Without the pictures, print the lines running from the beginning of the material to the line containing "W, H = 636, 702", both ends included.

[RECORDED INFORMATION start]

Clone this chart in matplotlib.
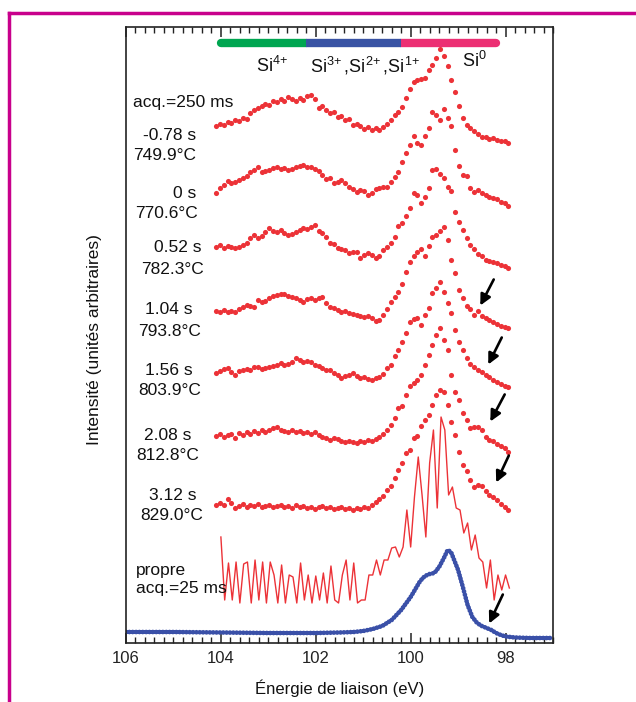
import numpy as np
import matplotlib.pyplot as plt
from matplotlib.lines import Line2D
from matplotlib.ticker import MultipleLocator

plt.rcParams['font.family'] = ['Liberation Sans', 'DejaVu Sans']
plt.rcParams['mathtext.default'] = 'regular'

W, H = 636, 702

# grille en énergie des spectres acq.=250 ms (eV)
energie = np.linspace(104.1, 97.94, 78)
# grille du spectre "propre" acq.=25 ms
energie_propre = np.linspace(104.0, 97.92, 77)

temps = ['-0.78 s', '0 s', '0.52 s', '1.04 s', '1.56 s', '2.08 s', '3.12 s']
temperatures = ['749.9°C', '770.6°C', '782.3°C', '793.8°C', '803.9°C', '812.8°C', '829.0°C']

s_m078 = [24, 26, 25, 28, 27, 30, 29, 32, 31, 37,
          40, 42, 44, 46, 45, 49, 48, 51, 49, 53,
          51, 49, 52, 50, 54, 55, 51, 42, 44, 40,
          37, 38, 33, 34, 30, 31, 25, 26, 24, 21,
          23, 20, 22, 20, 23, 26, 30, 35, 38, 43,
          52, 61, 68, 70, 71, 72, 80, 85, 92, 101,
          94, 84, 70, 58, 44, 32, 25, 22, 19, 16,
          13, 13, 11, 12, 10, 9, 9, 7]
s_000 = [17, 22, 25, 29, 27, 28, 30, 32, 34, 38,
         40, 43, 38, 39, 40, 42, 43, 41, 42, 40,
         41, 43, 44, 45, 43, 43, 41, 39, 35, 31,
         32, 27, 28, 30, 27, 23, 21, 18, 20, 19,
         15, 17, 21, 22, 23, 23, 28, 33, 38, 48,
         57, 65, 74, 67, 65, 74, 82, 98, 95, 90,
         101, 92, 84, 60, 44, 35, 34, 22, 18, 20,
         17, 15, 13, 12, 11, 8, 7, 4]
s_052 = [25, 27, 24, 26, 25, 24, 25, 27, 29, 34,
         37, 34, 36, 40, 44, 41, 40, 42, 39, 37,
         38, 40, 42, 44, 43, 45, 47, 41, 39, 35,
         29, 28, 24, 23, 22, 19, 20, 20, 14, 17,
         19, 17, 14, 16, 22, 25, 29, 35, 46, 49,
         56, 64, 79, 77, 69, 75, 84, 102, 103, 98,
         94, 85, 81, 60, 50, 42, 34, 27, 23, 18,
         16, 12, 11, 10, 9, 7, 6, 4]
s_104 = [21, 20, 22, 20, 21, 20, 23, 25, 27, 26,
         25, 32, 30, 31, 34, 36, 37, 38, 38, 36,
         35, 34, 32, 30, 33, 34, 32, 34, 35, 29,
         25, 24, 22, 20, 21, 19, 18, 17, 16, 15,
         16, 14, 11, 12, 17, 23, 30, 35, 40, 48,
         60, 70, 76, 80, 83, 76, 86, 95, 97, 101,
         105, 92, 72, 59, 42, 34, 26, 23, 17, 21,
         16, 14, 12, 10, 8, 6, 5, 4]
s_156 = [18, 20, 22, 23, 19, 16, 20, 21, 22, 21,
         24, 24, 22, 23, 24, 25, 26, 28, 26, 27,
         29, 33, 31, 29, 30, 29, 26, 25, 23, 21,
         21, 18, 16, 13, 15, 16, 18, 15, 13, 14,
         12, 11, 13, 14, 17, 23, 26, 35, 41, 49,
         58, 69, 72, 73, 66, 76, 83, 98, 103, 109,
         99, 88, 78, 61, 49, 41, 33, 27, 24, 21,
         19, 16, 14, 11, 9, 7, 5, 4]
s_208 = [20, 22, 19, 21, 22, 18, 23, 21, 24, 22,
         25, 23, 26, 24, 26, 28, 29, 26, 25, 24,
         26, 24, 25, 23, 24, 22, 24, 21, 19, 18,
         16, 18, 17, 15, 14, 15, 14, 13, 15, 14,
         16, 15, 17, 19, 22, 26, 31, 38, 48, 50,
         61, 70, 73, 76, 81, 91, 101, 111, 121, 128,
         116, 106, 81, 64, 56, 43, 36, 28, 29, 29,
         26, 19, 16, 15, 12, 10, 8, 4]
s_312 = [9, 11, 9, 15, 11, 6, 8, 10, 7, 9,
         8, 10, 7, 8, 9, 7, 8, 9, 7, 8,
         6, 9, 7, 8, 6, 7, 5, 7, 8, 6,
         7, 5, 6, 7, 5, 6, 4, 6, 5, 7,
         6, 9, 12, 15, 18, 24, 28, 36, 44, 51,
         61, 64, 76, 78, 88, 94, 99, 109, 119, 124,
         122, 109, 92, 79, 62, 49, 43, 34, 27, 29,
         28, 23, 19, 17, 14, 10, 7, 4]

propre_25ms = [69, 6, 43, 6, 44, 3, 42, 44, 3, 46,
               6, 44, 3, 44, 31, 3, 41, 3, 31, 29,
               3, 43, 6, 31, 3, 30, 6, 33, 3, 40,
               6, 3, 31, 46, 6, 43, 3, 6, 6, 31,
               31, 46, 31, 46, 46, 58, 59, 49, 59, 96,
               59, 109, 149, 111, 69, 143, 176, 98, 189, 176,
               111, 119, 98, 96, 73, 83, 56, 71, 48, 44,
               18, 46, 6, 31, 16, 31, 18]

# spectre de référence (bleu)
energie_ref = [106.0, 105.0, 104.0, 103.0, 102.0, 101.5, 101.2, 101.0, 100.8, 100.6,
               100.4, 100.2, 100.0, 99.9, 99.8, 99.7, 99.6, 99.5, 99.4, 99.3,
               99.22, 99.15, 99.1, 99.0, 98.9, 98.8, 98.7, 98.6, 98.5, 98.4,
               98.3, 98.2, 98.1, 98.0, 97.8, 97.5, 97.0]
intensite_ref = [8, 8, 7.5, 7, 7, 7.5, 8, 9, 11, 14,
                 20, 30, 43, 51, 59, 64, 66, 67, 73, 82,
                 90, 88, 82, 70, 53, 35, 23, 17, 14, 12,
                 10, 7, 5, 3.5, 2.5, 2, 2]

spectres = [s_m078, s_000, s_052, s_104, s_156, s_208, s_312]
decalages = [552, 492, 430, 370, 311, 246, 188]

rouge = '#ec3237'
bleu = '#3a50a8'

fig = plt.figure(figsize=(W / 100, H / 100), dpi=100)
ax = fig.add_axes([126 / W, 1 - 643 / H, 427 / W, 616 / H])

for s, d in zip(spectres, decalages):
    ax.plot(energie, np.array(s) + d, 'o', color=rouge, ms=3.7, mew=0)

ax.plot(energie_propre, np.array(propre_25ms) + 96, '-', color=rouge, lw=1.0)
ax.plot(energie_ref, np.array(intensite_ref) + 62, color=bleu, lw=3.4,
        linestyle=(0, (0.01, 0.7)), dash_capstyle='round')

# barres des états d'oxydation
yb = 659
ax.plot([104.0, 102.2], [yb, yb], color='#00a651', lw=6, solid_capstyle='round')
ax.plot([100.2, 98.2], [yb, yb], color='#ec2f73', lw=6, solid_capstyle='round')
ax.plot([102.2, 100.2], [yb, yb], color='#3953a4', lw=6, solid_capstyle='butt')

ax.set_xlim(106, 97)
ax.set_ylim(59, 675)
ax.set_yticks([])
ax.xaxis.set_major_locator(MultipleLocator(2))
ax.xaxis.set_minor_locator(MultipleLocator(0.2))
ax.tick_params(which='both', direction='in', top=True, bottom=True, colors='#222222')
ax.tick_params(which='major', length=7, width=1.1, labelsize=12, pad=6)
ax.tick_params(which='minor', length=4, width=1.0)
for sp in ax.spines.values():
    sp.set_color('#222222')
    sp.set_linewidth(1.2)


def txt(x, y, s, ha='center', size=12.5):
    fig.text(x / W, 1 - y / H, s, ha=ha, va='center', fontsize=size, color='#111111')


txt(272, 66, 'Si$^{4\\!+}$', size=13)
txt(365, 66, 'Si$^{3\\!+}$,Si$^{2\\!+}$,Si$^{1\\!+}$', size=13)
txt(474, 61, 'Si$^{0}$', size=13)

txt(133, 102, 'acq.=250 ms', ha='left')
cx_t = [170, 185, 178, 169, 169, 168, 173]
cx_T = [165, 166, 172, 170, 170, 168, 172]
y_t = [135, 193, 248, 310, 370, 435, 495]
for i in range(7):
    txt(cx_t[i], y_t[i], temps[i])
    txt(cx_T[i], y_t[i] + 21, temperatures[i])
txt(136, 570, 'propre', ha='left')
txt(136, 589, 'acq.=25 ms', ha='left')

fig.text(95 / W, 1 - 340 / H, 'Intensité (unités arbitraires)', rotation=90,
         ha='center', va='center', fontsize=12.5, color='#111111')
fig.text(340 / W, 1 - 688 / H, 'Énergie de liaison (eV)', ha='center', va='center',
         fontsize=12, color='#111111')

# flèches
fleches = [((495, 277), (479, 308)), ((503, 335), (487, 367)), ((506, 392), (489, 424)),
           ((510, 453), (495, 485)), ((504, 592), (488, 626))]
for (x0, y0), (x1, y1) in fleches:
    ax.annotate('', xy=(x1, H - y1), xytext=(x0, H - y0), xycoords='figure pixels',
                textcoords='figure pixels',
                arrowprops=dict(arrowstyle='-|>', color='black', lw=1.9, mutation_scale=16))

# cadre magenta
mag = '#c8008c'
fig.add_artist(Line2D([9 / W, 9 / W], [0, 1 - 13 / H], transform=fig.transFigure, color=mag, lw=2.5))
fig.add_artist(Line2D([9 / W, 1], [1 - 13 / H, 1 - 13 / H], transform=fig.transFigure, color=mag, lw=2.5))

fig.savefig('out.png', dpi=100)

[RECORDED INFORMATION end]

→ **THE RESPONSE**:
Clone this chart in matplotlib.
import numpy as np
import matplotlib.pyplot as plt
from matplotlib.lines import Line2D
from matplotlib.ticker import MultipleLocator

plt.rcParams['font.family'] = ['Liberation Sans', 'DejaVu Sans']
plt.rcParams['mathtext.default'] = 'regular'

W, H = 636, 702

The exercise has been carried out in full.